Today is another guest post from Tricia Stapleton, a follow-up to her post from last week:

Evaluation ChecklistLast year, I began using Brock Tessman’s International Relations in Action: A World Politics Simulation in my Topics in International Politics course. I’m slated to teach the course at least once a year for the foreseeable future, and I plan on keeping the IRiA simulation as a central part of the class.

When I first used the IRiA simulation last spring, I created an evaluation for students to complete after the sim’s last round. The evaluation focused on the details of the game, with questions related to the assignments, structure of the rounds, and rules of play. I have been working with a group of WPI faculty on tweaking the game so that game-play better links to course content.

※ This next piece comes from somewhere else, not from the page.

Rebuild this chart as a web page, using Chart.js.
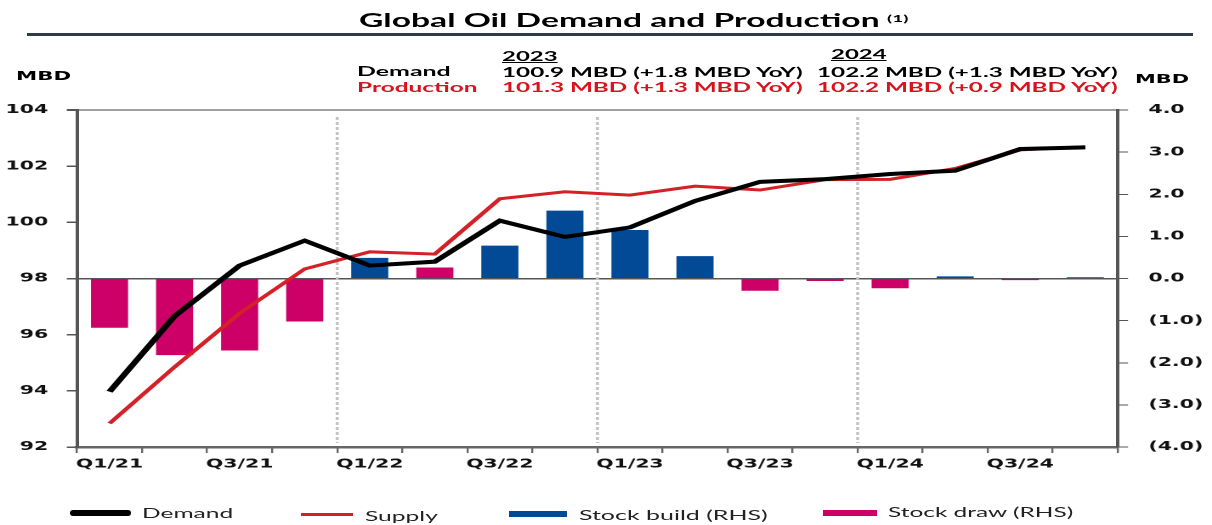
<!DOCTYPE html>
<html>
<head>
<meta charset="utf-8">
<script src="https://cdn.jsdelivr.net/npm/chart.js@4.4.1/dist/chart.umd.min.js"></script>
<style>
  html, body { margin: 0; padding: 0; background: #fff; }
  body { width: 1212px; height: 525px; position: relative; overflow: hidden; }
  #wrap { position: absolute; left: 0; top: 0; width: 713px; height: 525px; transform: scaleX(1.69986); transform-origin: 0 0; }
  .t { position: absolute; white-space: nowrap; line-height: 1; transform-origin: 0 50%; font-family: Lato, "Open Sans", sans-serif; }
  .b { font-weight: bold; }
  .red { color: #d7141e; }
  .sw { position: absolute; }
  #rule { position: absolute; left: 27px; top: 33px; width: 1166px; height: 3px; background: #2e3a48; }
</style>
</head>
<body>
<div id="wrap"><canvas id="oilChart"></canvas></div>

<div class="t b" data-x="359" data-w="521" data-y="20" style="font-size:18px">Global Oil Demand and Production</div>
<div class="t b" data-x="887" data-w="21" data-y="18" style="font-size:9px">(1)</div>
<div id="rule"></div>

<div class="t b" data-x="16" data-w="55" data-y="76" style="font-family:'DejaVu Sans';font-size:12px">MBD</div>
<div class="t b" data-x="1135" data-w="54" data-y="79" style="font-family:'DejaVu Sans';font-size:12px">MBD</div>

<div class="t b" data-x="502" data-w="55" data-y="57" style="font-size:13.5px;text-decoration:underline">2023</div>
<div class="t b" data-x="831" data-w="55" data-y="55" style="font-size:13.5px;text-decoration:underline">2024</div>
<div class="t b" data-x="357" data-w="94" data-y="72" style="font-size:13.5px">Demand</div>
<div class="t b red" data-x="357" data-w="121" data-y="88" style="font-size:13.5px">Production</div>
<div class="t b" data-x="502" data-w="300" data-y="73" style="font-size:13.5px">100.9 MBD (+1.8 MBD YoY)</div>
<div class="t b red" data-x="502" data-w="300" data-y="88" style="font-size:13.5px">101.3 MBD (+1.3 MBD YoY)</div>
<div class="t b" data-x="817" data-w="300" data-y="73" style="font-size:13.5px">102.2 MBD (+1.3 MBD YoY)</div>
<div class="t b red" data-x="817" data-w="300" data-y="88" style="font-size:13.5px">102.2 MBD (+0.9 MBD YoY)</div>

<div class="sw" style="left:70px;top:510px;width:61px;height:6px;background:#000;border-radius:3px"></div>
<div class="t" data-x="142" data-w="91" data-y="513" style="font-size:14px;color:#222">Demand</div>
<div class="sw" style="left:301px;top:513px;width:52px;height:3px;background:#d42027"></div>
<div class="t" data-x="365" data-w="72" data-y="516" style="font-size:14px;color:#222">Supply</div>
<div class="sw" style="left:509px;top:511px;width:58px;height:6px;background:#034a96"></div>
<div class="t" data-x="579" data-w="189" data-y="515" style="font-size:14px;color:#222">Stock build (RHS)</div>
<div class="sw" style="left:823px;top:510px;width:54px;height:6px;background:#cc0066"></div>
<div class="t" data-x="888" data-w="185" data-y="512" style="font-size:14px;color:#222">Stock draw (RHS)</div>

<script>
const quarters = ["Q1/21", "Q2/21", "Q3/21", "Q4/21", "Q1/22", "Q2/22", "Q3/22", "Q4/22",
                  "Q1/23", "Q2/23", "Q3/23", "Q4/23", "Q1/24", "Q2/24", "Q3/24", "Q4/24"];
const demand = [93.97, 96.66, 98.46, 99.35, 98.46, 98.60, 100.06, 99.48,
                99.82, 100.76, 101.44, 101.54, 101.72, 101.84, 102.61, 102.67];
const supply = [92.84, 94.85, 96.76, 98.34, 98.95, 98.87, 100.84, 101.09,
                100.97, 101.29, 101.15, 101.52, 101.53, 101.92, 102.58, 102.69];
const stockBuild = [null, null, null, null, 0.49, null, 0.78, 1.61,
                    1.15, 0.53, null, null, null, 0.05, null, 0.03];
const stockDraw = [-1.17, -1.82, -1.71, -1.02, null, 0.26, null, null,
                   null, null, -0.29, -0.06, -0.23, null, -0.04, null];
const leftTicks = [92, 94, 96, 98, 100, 102, 104];
const rightTicks = [-4, -3, -2, -1, 0, 1, 2, 3, 4];

document.addEventListener("DOMContentLoaded", function () {
    // stretch each header/legend text to the width it has in the picture
    document.querySelectorAll(".t").forEach(function (el) {
        const w = el.offsetWidth;
        const h = el.offsetHeight;
        el.style.left = el.dataset.x + "px";
        el.style.top = (parseFloat(el.dataset.y) - h / 2) + "px";
        el.style.transform = "scaleX(" + (parseFloat(el.dataset.w) / w) + ")";
    });

    const tickFont = { family: "'DejaVu Sans'", size: 12, weight: "bold" };

    // dotted year separators
    const yearLines = {
        id: "yearLines",
        beforeDatasetsDraw(chart) {
            const x = chart.scales.x;
            const area = chart.chartArea;
            const c = chart.ctx;
            c.save();
            c.strokeStyle = "#c4c4c4";
            c.lineWidth = 1.8;
            c.setLineDash([3, 2]);
            [4, 8, 12].forEach(function (i) {
                const px = (x.getPixelForValue(i - 1) + x.getPixelForValue(i)) / 2;
                c.beginPath();
                c.moveTo(px, area.top + 7);
                c.lineTo(px, area.bottom - 4);
                c.stroke();
            });
            c.restore();
        }
    };

    new Chart(document.getElementById("oilChart"), {
        type: "bar",
        data: {
            labels: quarters,
            datasets: [
                {
                    type: "line",
                    label: "Demand",
                    data: demand,
                    yAxisID: "y",
                    borderColor: "#000",
                    borderWidth: 4,
                    pointRadius: 0,
                    tension: 0,
                    order: 0
                },
                {
                    type: "line",
                    label: "Supply",
                    data: supply,
                    yAxisID: "y",
                    borderColor: "#d42027",
                    borderWidth: 3,
                    pointRadius: 0,
                    tension: 0,
                    order: 1
                },
                {
                    label: "Stock build (RHS)",
                    data: stockBuild,
                    yAxisID: "y1",
                    backgroundColor: "#034a96",
                    barPercentage: 0.57,
                    categoryPercentage: 1,
                    grouped: false,
                    order: 2
                },
                {
                    label: "Stock draw (RHS)",
                    data: stockDraw,
                    yAxisID: "y1",
                    backgroundColor: "#cc0066",
                    barPercentage: 0.57,
                    categoryPercentage: 1,
                    grouped: false,
                    order: 3
                }
            ]
        },
        options: {
            responsive: true,
            maintainAspectRatio: false,
            devicePixelRatio: 2,
            animation: false,
            layout: { padding: { top: 110, left: 0, right: 0, bottom: 0 } },
            plugins: {
                legend: { display: false },
                tooltip: { enabled: false }
            },
            scales: {
                x: {
                    afterFit: function (s) { s.height = 78; },
                    border: { color: "#666", width: 2.5 },
                    grid: { drawOnChartArea: false, tickLength: 6, color: "#666", lineWidth: 1.2 },
                    ticks: {
                        autoSkip: false,
                        maxRotation: 0,
                        padding: 4,
                        color: "#111",
                        font: tickFont,
                        callback: function (value, index) {
                            return index % 2 === 0 ? this.getLabelForValue(value) : "";
                        }
                    }
                },
                y: {
                    position: "left",
                    min: leftTicks[0],
                    max: leftTicks[leftTicks.length - 1],
                    afterFit: function (s) { s.width = 45.3; },
                    afterBuildTicks: function (s) { s.ticks = leftTicks.map(function (v) { return { value: v }; }); },
                    border: { color: "#555", width: 2 },
                    grid: {
                        tickLength: 6,
                        tickColor: "#555",
                        color: function (ctx) {
                            if (!ctx.tick) return "rgba(0,0,0,0)";
                            if (ctx.tick.value === 98) return "#555";
                            if (ctx.tick.value === 104) return "#a0a0a0";
                            return "rgba(0,0,0,0)";
                        },
                        lineWidth: function (ctx) {
                            return ctx.tick && ctx.tick.value === 104 ? 2 : 1.5;
                        }
                    },
                    ticks: { padding: 11, color: "#111", font: tickFont }
                },
                y1: {
                    position: "right",
                    min: rightTicks[0],
                    max: rightTicks[rightTicks.length - 1],
                    afterFit: function (s) { s.width = 55.4; },
                    afterBuildTicks: function (s) { s.ticks = rightTicks.map(function (v) { return { value: v }; }); },
                    border: { color: "#555", width: 2 },
                    grid: { drawOnChartArea: false, tickLength: 6, color: "#555" },
                    ticks: {
                        padding: 12,
                        color: "#111",
                        font: tickFont,
                        callback: function (v) {
                            return v < 0 ? "(" + Math.abs(v).toFixed(1) + ")" : v.toFixed(1);
                        }
                    }
                }
            }
        },
        plugins: [yearLines]
    });
});
</script>
</body>
</html>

The next version of the course will allow more time for debriefing with a class period or two between rounds of play. The assignments will also be different, occurring throughout the course of game-play, rather than book-ending the simulation’s six scenarios. Of course, the assignments will be my main assessments of student learning. But I also want to students to evaluate the simulation once it has ended, and I’d like that evaluation to somehow capture what students are learning from it. I’m not sure, however, what to include in the evaluation! The evaluation form that I used last spring is here. The purpose of using IRiA is to get students to apply the content in practice. I’m looking for feedback on what kinds of questions might illuminate whether this is happening. Should there be “benchmarking” questions along the way? Should it be some sort of quiz at the end of the term? Suggestions welcomed!

2 thoughts on “Evaluating the IRiA Simulation

  1. One thing I notice right away: most of the items on the evaluation are about the structure/organization of the game rather than what students might have learned from applying concepts while playing it. Since you have feedback from one class already on their thoughts about different preparation exercises, for example, it might be safe to drop these items from the survey, or at least condense them.